America's wild horses were protected from sale and slaughter for 34 years. Then, a year and a half ago, those protections were removed through a highly controversial legislative maneuver, without hearings, debate, or the introduction of a bill.
Late in 2004, Sen. Conrad Burns (R-MT) attached a provision to an omnibus spending bill, which passed without any public review and reversed a longstanding federal policy of protecting wild horses from being sold at auctions and subsequently shipped to slaughter plants.
Wild Horses Sent to Slaughter
It is already too late for hundreds of horses. On April 15, 2005, six horses were purchased by Oklahoman Dustin Herbert. Only three days later, these horses were sent directly to a foreign-owned slaughter plant in Illinois. Mr. Herbert told the Bureau of Land Management (BLM) that he intended to use the horses for a church youth program.
One week later, another 35 were killed at the same slaughter plant after being traded unwittingly by the Rosebud Sioux Tribe soon after they were sold by BLM. By pure chance, another 52 were snatched from the slaughter plant line in a last-minute effort to preserve their lives by fast-thinking officials. Since then, we've lost hundreds more of our treasured wild horses to the slaughterhouse. We have graphic evidence in hand now that sale authority is not a workable solution.

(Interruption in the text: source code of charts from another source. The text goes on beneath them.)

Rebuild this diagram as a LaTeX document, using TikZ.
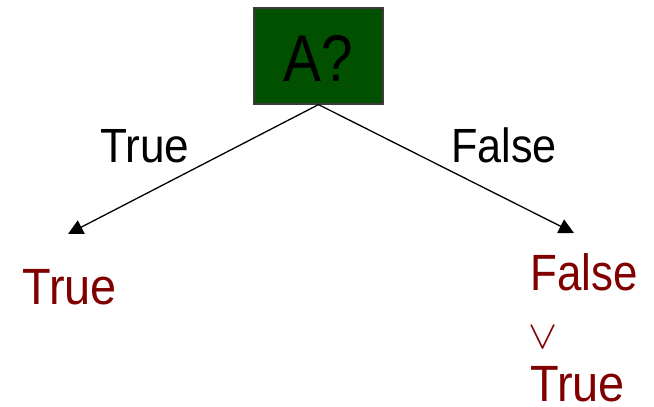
\documentclass[tikz,border=0pt]{standalone}
\usepackage{fontspec}
\setmainfont{Liberation Sans}
\usetikzlibrary{arrows.meta}
\definecolor{boxgreen}{RGB}{0,80,0}
\definecolor{maroon}{RGB}{128,0,0}
\tikzset{
  lbl/.style={inner sep=0pt, anchor=base west, font=\fontsize{48}{48}\selectfont},
  res/.style={lbl, text=maroon, font=\fontsize{51}{51}\selectfont},
  edge/.style={draw=black, line width=1.3pt, -{Triangle[length=15pt,width=15pt]}}
}
\begin{document}
\begin{tikzpicture}[x=1pt,y=-1pt]
\useasboundingbox (0,0) rectangle (654,407);
\node[draw={rgb,255:red,60;green,60;blue,60}, line width=1.2pt, fill=boxgreen, minimum width=129pt, minimum height=96pt, inner sep=0pt] (A) at (318.5,56) {};
\node[inner sep=0pt, anchor=base, font=\fontsize{66}{66}\selectfont] (Atext) at (318.5,81) {\scalebox{0.86}[1]{A?}};
\coordinate (L) at (68,234);
\coordinate (R) at (574,233);
\draw[edge] (A.south) -- (L);
\draw[edge] (A.south) -- (R);
\node[lbl] (tl) at (100,162) {\scalebox{0.92}[1]{True}};
\node[lbl] (fl) at (451,162) {\scalebox{0.9}[1]{False}};
\node[res] (r1) at (22,304) {\scalebox{0.92}[1]{True}};
\node[res] (r2) at (530,290) {\scalebox{0.86}[1]{False}};
\node[inner sep=0pt, anchor=south west, text=maroon] (r3) at (528,349) {\resizebox{29pt}{22pt}{$\vee$}};
\node[res] (r4) at (530,401) {\scalebox{0.92}[1]{True}};
\end{tikzpicture}
\end{document}
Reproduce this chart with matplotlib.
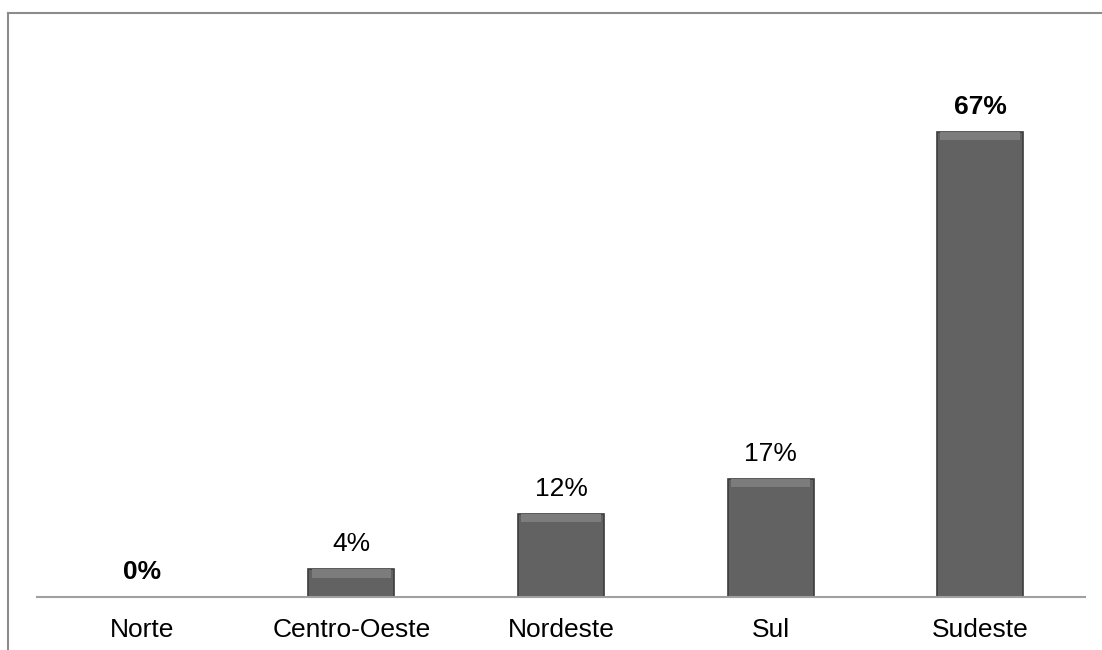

Cruel and Inhumane Practice
The cruelty of horse slaughter is not limited to the slaughter itself. Economics, not humane considerations, dictate transport conditions. Horses are shipped in crowded trucks, frequently over long distances, and are typically given no food, water or rest. The truck ceilings are so low that horses are not able to hold their heads in a normal, balanced position.
"Horses have done so much for us in our country's history," said Wayne Pacelle, president and CEO of The HSUS. "They deserve much better than to be trucked across the country, prodded onto the slaughterhouse floor, hoisted up by a rear leg, and then bled out with a sharp cut to the throat-simply to appease the palates of foreign gourmands."
Only three horse slaughterhouses remain in the United States—two in Texas, one in Illinois—and all three are foreign-owned.
The Need for a Permanent Ban
Congress cast strong, bipartisan votes on the interior and agriculture appropriations bills for fiscal year 2006 in both the House and Senate (House Interior 249-159; House Agriculture 269-158; Senate Agriculture 69-28). But when the U.S. Department of Agriculture's found a way to circumvent the amendment to continue horse slaughter, it did more than undermine the will of Congress—it illustrated a clear need for a permanent horse slaughter ban with passage of the American Horse Slaughter Protection Act.
"Congress, on behalf of millions of Americans, has spoken out by an overwhelming majority to save these majestic icons of the West from a certain and inhumane death, and for that we're very grateful," Pacelle added. "It's up to Congress now to act with equal passion and pass the American Horse Slaughter Prevention Act to keep all American horses from ending up in the hands of killer buyers and ultimately on dinner plates in Europe and Asia."